The effect also appears to be growing. The researchers' analysis reveals that, on average, studies conducted in the 2000s show a larger influence of the media on women's body image than do those from the 1990s, says Grabe.

"This suggests that despite all our efforts to teach women and girls to be savvy about the media and have healthy body practices, the media's effect on how much they internalize the thin ideal is getting stronger," she says.

The results are troubling because recent research has established body dissatisfaction as a major risk factor for low self-esteem, depression, obesity, and eating disorders, such as bulimia.

At the same time, women's displeasure with their bodies has become so common that it's now considered normal, says Grabe. She hopes that wider recognition of the media's role will encourage people to see the issue as a societal one, rather than as a problem of individual omen as it's viewed now.

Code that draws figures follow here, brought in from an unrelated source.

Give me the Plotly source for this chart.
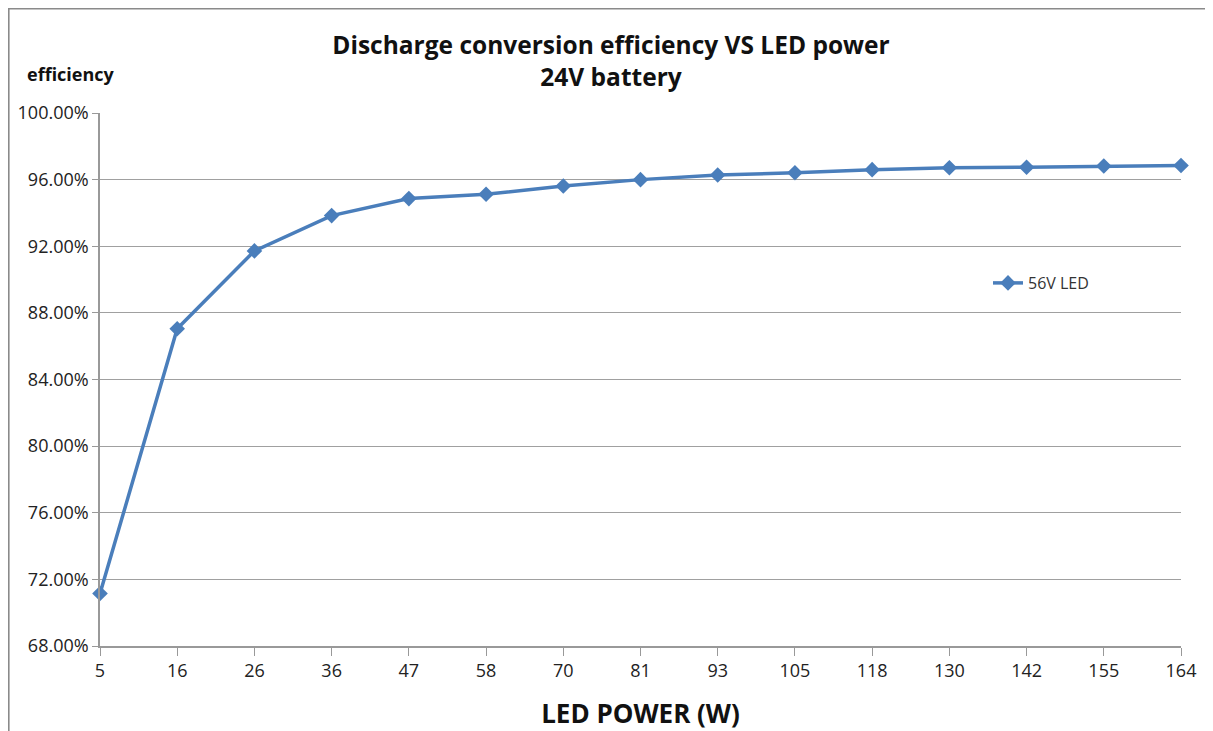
import plotly.graph_objects as go

categories = ["5", "16", "26", "36", "47", "58", "70", "81", "93", "105", "118", "130", "142", "155", "164"]
efficiency = [0.7115, 0.8705, 0.9172, 0.9384, 0.9486, 0.9512, 0.9562, 0.9600, 0.9628, 0.9641, 0.9660, 0.9671, 0.9674, 0.9682, 0.9685]
series_name = "56V LED"

# page has an 8px body offset; work in figure coords = screen - 8
OFF = 8
W, H = 1213 - OFF, 731 - OFF
L, T = 100 - OFF, 113 - OFF
R = W - (1181 - OFF)
B = H - (646 - OFF)
pw, ph = W - L - R, H - T - B

def px(x):
    return (x - OFF - L) / pw

def py(y):
    return (H - B - (y - OFF)) / ph

fig = go.Figure()
fig.add_trace(go.Scatter(
    x=categories, y=efficiency, name=series_name, mode="lines+markers",
    line=dict(color="#4a7ebb", width=3.5),
    marker=dict(symbol="diamond", size=12, color="#4a7ebb"),
    cliponaxis=False,
))

fig.update_layout(
    width=W, height=H,
    margin=dict(l=L, r=R, t=T, b=B),
    paper_bgcolor="white", plot_bgcolor="white",
    font=dict(family="Open Sans", color="#222"),
    title=dict(text="<b>Discharge conversion efficiency VS LED power<br>24V battery</b>",
               x=(611 - OFF) / W, xanchor="center", y=1 - (54 - OFF) / H, yanchor="middle",
               font=dict(size=24.5, color="#111")),
    showlegend=True,
    legend=dict(x=px(988), y=py(283), xanchor="left", yanchor="middle",
                font=dict(size=16, color="#333"), bgcolor="rgba(0,0,0,0)", itemwidth=30),
    xaxis=dict(type="category", range=[0, len(categories) - 1], automargin=False,
               showgrid=False, showline=True, linecolor="#999", linewidth=1.5,
               ticks="outside", ticklen=8, tickcolor="#999",
               tickfont=dict(size=18, color="#222"),
               title=dict(text="<b>LED POWER (W)</b>", font=dict(size=26, color="#111"), standoff=24)),
    yaxis=dict(range=[0.68, 1.0], dtick=0.04, tick0=0.68, tickformat=".2%", automargin=False,
               showgrid=True, gridcolor="#a0a0a0", gridwidth=1.2,
               showline=True, linecolor="#999", linewidth=1.5,
               ticks="outside", ticklen=6, tickcolor="#999",
               tickfont=dict(size=18, color="#222"), zeroline=False),
)

fig.add_annotation(text="<b>efficiency</b>", xref="paper", yref="paper",
                   x=px(25), y=py(74), xanchor="left", yanchor="middle",
                   showarrow=False, font=dict(size=18, color="#111"))

fig.add_shape(type="rect", xref="paper", yref="paper",
              x0=px(OFF + 0.8), x1=px(1240), y0=py(760), y1=py(OFF + 0.8),
              line=dict(color="#8a8a8a", width=1.6), fillcolor="rgba(0,0,0,0)", layer="below")

fig.write_html("out.html")
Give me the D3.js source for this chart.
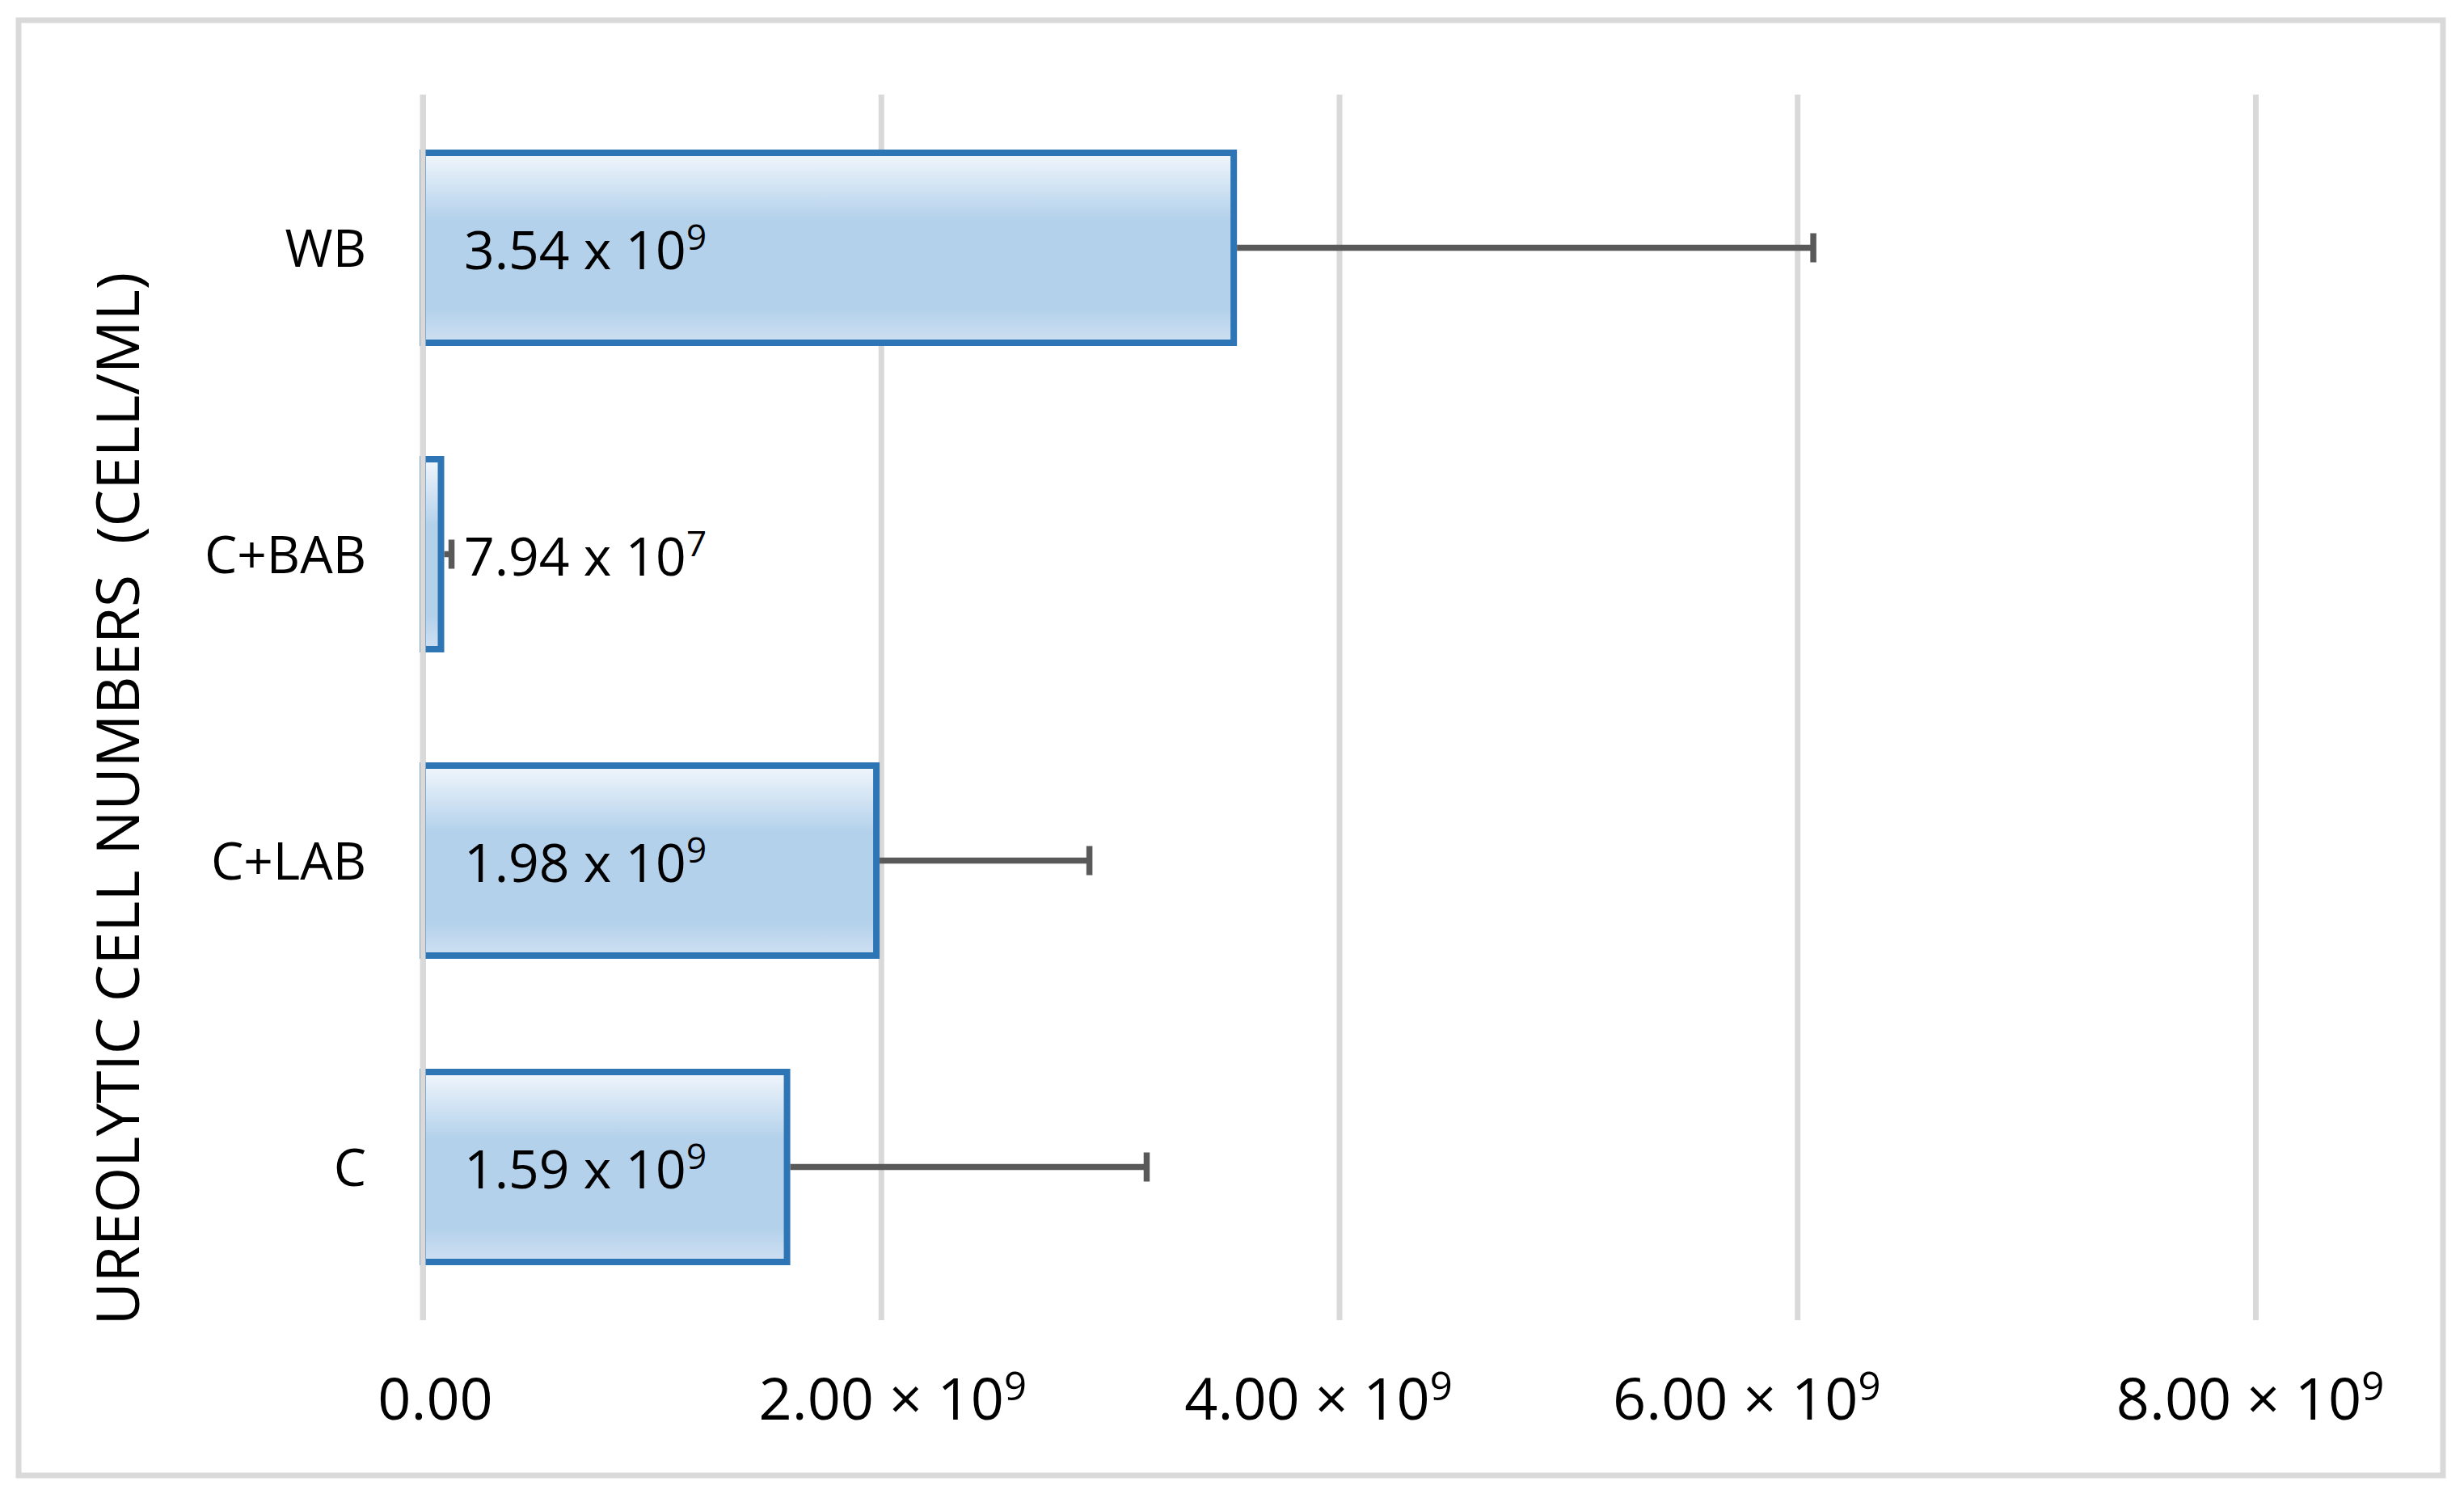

"I think we need to consider how we're using media images as a culture to share the values we think are important, and the effect that has on our well-being, " she says.

The approach Grabe and Hyde took in their study, called meta-analysis, offers a way to quantitatively examine an entire body of research at once.

In their case, this meant 77 carefully selected studies of the effects of appearance-focused media images on women's body dissatisfaction, investment in their looks, adoption of the thin ideal, and eating behaviors and beliefs.

The analysis also included controlled, experimental studies, in which these effects were tested directly, and investigations that correlated body concerns with women's self-reported consumption of media.

In simple terms, the meta-analysis placed test subjects from every study into two groups: those who were exposed to media images portraying women's bodies and the thin ideal, and those who weren't. It then asked whether differences existed between the two and the agnitude of the differences.

In the end, the researchers did find a significant difference, with women who were exposed to media reporting less satisfaction with their bodies. Notably, this difference was also seen across all four measures of body image concerns.